Menurut Assyifa, panjangnya rantai distribusi daging sapi lokal memengaruhi harga daging sapi tersebut di pasaran. Hal itu, ujar dia, terjadi karena munculnya biaya-biaya tambahan, seperti biaya transportasi.
"Daging sapi lokal melewati tujuh hingga sembilan tahapan sebelum sampai di tangan konsumen," ujarnya.
Ia menyebutkan bahwa sistem distribusi daging sapi impor hanya membutuhkan maksimal dua titik distribusi untuk mencapai konsumen. Rantai distribusi ini tercipta karena daging sapi impor merupakan produk siap masak yang tidak membutuhkan tempat penggemukan hewan, rumah potong hewan dan para pedagang di tempat penampungan ternak sebelum dapat dikonsumsi.
"Selain itu, pengembangan ternak sapi di Indonesia juga seringkali menghadapi tantangan, seperti kurangnya kapasitas peternak serta minimnya penguasaan mereka terhadap teknik ternak dan teknologi yang efisien," kata Assyifa menambahkan.
Lebih lanjut ia memaparkan, efisiensi peternakan dapat dimulai dengan adanya modernisasi praktik peternakan yang berfokus pada minimalisasi biaya produksi.

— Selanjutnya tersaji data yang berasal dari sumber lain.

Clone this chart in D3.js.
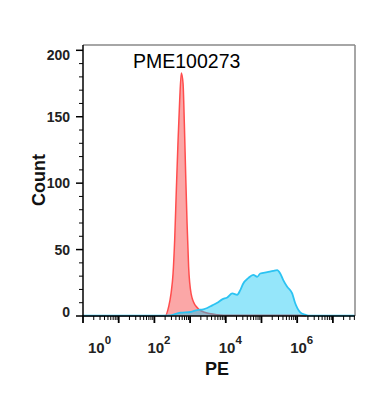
<!DOCTYPE html>
<html>
<head>
<meta charset="utf-8">
<script src="https://cdn.jsdelivr.net/npm/d3@7"></script>
<style>
  html, body { margin: 0; padding: 0; background: #fff; }
  svg { display: block; font-family: "Liberation Sans", Arial, Helvetica, sans-serif; }
</style>
</head>
<body>
<svg id="chart" width="378" height="400"></svg>
<script>
// ---- data (x in log10 units of PE, y = count) ----
const title = "PME100273";
const xLabel = "PE";
const yLabel = "Count";

const controlLog = [0, 2.2, 2.30, 2.40, 2.467, 2.523, 2.568, 2.615, 2.663, 2.708, 2.755, 2.803, 2.839, 2.876, 2.915, 2.959, 3.027, 3.147, 3.379, 3.754, 4.126, 5.0, 6.08, 6.25];
const controlCount = [0, 0, 0, 7, 17, 32, 57, 95, 132, 162, 183, 175, 145, 107, 70, 37, 17, 8, 3, 1, 0.5, 0.5, 0.5, 0];

const sampleLog = [0, 2.0, 2.45, 2.727, 3.007, 3.203, 3.37, 3.48, 3.62, 3.762, 3.90, 4.042, 4.182, 4.32, 4.406, 4.49, 4.63, 4.77, 4.88, 4.965, 5.16, 5.33, 5.44, 5.525, 5.61, 5.72, 5.86, 5.94, 6.08, 6.22, 6.31, 7.62];
const sampleCount = [0.3, 0.3, 0.5, 2.5, 3, 4.5, 5, 6, 8, 10, 12.5, 14, 17, 16, 19.5, 24.5, 28.5, 31, 29.5, 32, 33, 34, 34.5, 32, 27, 22, 17, 10, 3, 1, 0.3, 0.3];

const yTicks = [0, 50, 100, 150, 200];
const xLabelDecades = [0, 2, 4, 6];

// ---- layout ----
const svg = d3.select("#chart");
const mLeft = 83, mRight = 355, mTop = 45, mBottom = 316;

const x = d3.scaleLog().domain([1, Math.pow(10, 7.62)]).range([mLeft, mRight]);
const y = d3.scaleLinear().domain([0, 204]).range([mBottom, mTop]);

const toPts = (lg, c) => lg.map((v, i) => [Math.pow(10, v), c[i]]);
const control = toPts(controlLog, controlCount);
const sample = toPts(sampleLog, sampleCount);

const area = d3.area().x(d => x(d[0])).y0(y(0)).y1(d => y(d[1])).curve(d3.curveMonotoneX);
const line = d3.line().x(d => x(d[0])).y(d => y(d[1])).curve(d3.curveMonotoneX);

// control (red)
svg.append("path").datum(control).attr("d", area).attr("fill", "rgba(248,80,80,0.5)");
svg.append("path").datum(control).attr("d", line).attr("fill", "none").attr("stroke", "#ff4d4d").attr("stroke-width", 1.5);
// sample (blue)
svg.append("path").datum(sample).attr("d", area).attr("fill", "rgba(20,200,245,0.45)");
svg.append("path").datum(sample).attr("d", line).attr("fill", "none").attr("stroke", "#2cc3f2").attr("stroke-width", 1.8);

// frame top & right
svg.append("line").attr("x1", mLeft).attr("x2", mRight).attr("y1", mTop).attr("y2", mTop).attr("stroke", "#888").attr("stroke-width", 1.5);
svg.append("line").attr("x1", mRight).attr("x2", mRight).attr("y1", mTop).attr("y2", mBottom).attr("stroke", "#888").attr("stroke-width", 1.5);

// y axis
svg.append("line").attr("x1", mLeft).attr("x2", mLeft).attr("y1", mTop).attr("y2", mBottom + 0.5).attr("stroke", "#000").attr("stroke-width", 1.5);
const yMinor = d3.range(0, 201, 10);
svg.selectAll(".ytk").data(yMinor).enter().append("line")
  .attr("x1", d => d % 50 === 0 ? mLeft - 7 : mLeft - 4).attr("x2", mLeft)
  .attr("y1", d => y(d)).attr("y2", d => y(d))
  .attr("stroke", "#000").attr("stroke-width", d => d % 50 === 0 ? 1.5 : 1);
svg.selectAll(".ylab").data(yTicks).enter().append("text")
  .attr("x", 70)
  .attr("y", d => Math.min(Math.max(y(d), 55), 312))
  .attr("dy", "0.36em")
  .attr("text-anchor", "end")
  .attr("font-size", 14).attr("font-weight", "bold").attr("fill", "#222")
  .text(d => d);

// x axis
svg.append("line").attr("x1", mLeft - 0.75).attr("x2", mRight).attr("y1", mBottom).attr("y2", mBottom).attr("stroke", "#000").attr("stroke-width", 1.5);
const xt = [];
for (let e = 0; e <= 7; e++) {
  for (let m = 1; m <= 9; m++) {
    const v = m * Math.pow(10, e);
    if (v <= x.domain()[1]) xt.push({ v, major: m === 1 });
  }
}
svg.selectAll(".xtk").data(xt).enter().append("line")
  .attr("x1", d => x(d.v)).attr("x2", d => x(d.v))
  .attr("y1", mBottom).attr("y2", d => d.major ? mBottom + 7 : mBottom + 4)
  .attr("stroke", "#000").attr("stroke-width", d => d.major ? 1.8 : 1);

const xl = svg.selectAll(".xlab").data(xLabelDecades).enter().append("text")
  .attr("x", d => Math.max(x(Math.pow(10, d)) - 7, mLeft + 5))
  .attr("y", 353)
  .attr("font-size", 15).attr("font-weight", "bold").attr("fill", "#222");
xl.append("tspan").text("10");
xl.append("tspan").attr("dy", -9).attr("font-size", 11.5).text(d => d);

// axis titles
svg.append("text").attr("x", (mLeft + mRight) / 2 - 2).attr("y", 375).attr("text-anchor", "middle")
  .attr("font-size", 18).attr("font-weight", "bold").attr("fill", "#111").text(xLabel);
svg.append("text").attr("transform", "translate(45,180) rotate(-90)").attr("text-anchor", "middle")
  .attr("font-size", 18).attr("font-weight", "bold").attr("fill", "#111").text(yLabel);

// title
svg.append("text").attr("x", 133).attr("y", 68).attr("font-size", 19.5).attr("fill", "#000").text(title);
</script>
</body>
</html>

Walau, menurutnya, ada sebagian yang sudah melakukan hal tersebut seperti melalui modernisasi alat pemotongan.
"Namun ada juga peternakan lain di Indonesia yang walaupun sudah melakukan hal tersebut tapi masih harus mengeluarkan biaya produksi yang mahal karena memang minimnya skala keekonomian peternakan mereka," tuturnya.